Yikes, I could babble about “Six Feet Under” for hours on end, until the same white obituary notice from the beginning of every episode appears on your computer screen, only this one will read, “Danny Miller’s Blog, 2004-2005.” I’ll post a link to the Jill Soloway article when it comes out. The only bad part of the interview is that now I have to listen to my own voice on the tape as I transcribe it. What a nightmare, especially as I realize that I talked way too much and kept interrupting my subject with anecdotes of my own. So much for my interviewing skills. As Kendall’s Texas relatives would say, “that boy missed a great opportunity to hush!”

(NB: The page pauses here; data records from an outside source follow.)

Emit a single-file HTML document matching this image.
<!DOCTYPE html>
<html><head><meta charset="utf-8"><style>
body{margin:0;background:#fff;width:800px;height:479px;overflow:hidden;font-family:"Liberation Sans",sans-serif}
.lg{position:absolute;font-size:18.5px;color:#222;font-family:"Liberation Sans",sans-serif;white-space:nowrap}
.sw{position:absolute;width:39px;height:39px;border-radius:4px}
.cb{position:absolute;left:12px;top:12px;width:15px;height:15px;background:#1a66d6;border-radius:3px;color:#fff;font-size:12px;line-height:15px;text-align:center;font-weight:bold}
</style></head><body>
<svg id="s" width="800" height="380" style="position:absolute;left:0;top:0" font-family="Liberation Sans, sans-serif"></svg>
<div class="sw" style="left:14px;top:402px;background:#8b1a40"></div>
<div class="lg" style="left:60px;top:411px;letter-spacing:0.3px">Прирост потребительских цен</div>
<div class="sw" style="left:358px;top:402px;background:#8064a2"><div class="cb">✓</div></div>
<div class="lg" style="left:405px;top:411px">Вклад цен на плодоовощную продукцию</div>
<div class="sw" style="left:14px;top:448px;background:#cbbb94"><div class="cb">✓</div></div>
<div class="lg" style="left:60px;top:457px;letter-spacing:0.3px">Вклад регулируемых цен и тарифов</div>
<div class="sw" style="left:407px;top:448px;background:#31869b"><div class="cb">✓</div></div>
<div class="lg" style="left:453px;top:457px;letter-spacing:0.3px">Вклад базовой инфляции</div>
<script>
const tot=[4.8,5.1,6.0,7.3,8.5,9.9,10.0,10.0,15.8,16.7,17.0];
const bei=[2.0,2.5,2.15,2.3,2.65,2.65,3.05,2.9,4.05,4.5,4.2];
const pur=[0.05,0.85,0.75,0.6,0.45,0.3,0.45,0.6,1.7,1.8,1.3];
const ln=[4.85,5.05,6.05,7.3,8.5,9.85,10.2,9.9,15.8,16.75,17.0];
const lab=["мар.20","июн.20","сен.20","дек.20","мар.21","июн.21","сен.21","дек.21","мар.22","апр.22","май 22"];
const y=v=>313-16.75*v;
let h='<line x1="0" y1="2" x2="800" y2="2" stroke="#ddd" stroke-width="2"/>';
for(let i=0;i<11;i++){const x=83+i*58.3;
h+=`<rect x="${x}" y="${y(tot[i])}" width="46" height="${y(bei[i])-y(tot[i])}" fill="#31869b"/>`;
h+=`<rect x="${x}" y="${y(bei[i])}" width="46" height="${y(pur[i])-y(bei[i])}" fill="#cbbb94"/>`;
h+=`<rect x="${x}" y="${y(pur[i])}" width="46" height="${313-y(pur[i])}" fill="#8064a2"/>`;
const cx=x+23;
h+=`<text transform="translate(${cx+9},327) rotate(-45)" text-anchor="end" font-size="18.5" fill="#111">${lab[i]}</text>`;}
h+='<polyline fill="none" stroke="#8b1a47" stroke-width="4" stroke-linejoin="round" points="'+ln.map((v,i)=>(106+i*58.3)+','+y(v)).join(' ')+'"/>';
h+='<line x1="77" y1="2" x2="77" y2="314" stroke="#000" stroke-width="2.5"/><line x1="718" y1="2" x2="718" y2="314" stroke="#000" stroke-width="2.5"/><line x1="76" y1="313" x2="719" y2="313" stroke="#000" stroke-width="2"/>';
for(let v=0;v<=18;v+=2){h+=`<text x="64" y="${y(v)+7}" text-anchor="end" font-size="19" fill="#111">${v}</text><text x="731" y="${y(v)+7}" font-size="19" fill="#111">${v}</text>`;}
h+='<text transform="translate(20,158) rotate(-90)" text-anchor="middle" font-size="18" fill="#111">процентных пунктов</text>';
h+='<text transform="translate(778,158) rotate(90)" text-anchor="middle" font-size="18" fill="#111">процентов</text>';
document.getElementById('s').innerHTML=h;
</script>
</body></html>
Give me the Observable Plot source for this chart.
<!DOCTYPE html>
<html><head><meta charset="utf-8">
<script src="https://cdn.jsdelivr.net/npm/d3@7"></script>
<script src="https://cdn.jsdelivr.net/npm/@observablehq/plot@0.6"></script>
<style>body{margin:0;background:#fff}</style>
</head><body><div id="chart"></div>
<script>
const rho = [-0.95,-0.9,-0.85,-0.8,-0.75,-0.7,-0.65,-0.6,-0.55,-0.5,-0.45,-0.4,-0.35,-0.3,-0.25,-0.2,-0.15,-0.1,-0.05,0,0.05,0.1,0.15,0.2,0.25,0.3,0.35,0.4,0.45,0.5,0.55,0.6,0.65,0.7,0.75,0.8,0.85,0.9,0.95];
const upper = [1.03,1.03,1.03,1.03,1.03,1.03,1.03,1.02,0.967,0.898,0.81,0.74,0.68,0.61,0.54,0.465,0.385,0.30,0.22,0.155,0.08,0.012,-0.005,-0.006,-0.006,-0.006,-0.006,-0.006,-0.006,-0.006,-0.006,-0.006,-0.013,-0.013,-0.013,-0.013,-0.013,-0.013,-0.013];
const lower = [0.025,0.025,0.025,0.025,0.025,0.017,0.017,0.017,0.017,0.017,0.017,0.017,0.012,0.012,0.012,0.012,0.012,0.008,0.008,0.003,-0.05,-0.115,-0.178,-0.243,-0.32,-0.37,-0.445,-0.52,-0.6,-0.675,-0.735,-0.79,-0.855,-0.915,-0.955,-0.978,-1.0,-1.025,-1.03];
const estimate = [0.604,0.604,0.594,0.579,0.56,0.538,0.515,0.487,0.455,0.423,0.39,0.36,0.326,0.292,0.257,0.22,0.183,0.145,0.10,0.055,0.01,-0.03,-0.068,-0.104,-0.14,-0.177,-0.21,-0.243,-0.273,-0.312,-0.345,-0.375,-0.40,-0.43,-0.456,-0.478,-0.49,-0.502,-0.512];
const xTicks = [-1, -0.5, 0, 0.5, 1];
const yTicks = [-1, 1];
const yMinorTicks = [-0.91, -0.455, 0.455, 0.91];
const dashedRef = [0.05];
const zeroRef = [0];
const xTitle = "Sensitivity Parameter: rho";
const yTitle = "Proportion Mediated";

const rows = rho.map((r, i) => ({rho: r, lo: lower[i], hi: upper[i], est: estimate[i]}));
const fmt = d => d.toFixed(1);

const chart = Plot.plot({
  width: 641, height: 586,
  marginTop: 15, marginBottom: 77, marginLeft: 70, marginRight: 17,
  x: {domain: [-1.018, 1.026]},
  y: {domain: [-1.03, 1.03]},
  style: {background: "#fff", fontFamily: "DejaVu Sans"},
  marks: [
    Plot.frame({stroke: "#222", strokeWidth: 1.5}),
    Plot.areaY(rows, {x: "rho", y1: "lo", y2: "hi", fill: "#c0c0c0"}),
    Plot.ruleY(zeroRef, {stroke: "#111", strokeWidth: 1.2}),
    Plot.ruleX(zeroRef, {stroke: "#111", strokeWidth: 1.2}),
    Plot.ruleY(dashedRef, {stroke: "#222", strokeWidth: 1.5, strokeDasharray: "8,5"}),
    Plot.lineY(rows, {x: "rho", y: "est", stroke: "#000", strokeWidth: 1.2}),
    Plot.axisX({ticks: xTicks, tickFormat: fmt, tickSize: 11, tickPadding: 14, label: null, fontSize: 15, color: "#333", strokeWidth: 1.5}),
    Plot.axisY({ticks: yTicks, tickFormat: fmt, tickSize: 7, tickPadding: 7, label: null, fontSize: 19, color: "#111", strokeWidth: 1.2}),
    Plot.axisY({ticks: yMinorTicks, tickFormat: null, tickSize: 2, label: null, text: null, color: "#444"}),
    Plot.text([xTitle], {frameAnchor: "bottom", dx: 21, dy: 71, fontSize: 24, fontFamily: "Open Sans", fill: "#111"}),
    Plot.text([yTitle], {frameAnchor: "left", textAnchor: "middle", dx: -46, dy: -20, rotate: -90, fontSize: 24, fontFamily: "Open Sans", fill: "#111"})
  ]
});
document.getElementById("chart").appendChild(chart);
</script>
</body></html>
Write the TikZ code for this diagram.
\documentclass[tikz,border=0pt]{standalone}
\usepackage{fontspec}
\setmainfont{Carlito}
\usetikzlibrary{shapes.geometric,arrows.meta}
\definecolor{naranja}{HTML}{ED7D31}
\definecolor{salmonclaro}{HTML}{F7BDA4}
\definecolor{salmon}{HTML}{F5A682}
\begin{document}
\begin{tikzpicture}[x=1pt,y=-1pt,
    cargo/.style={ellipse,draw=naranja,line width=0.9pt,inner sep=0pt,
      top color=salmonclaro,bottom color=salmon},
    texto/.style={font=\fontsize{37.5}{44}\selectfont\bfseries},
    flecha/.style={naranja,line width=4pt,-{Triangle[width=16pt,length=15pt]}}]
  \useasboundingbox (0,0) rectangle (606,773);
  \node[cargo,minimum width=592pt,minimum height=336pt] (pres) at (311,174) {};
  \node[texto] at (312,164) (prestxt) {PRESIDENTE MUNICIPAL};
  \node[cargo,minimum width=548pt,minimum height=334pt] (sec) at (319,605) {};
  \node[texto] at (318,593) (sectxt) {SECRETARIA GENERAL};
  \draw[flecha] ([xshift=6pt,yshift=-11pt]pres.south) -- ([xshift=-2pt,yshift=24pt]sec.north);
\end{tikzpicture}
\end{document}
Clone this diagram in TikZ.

I was driving through Beverly Hills this morning and stopped at a light on Santa Monica Boulevard. When the light turned green I almost didn’t see that someone was still crossing the intersection in front of my car. The 70-year-old man gave me an accusing look through his oversized glasses before moving on. And then I realized—it was Larry King. Was that a sign that my interviewing days are numbered?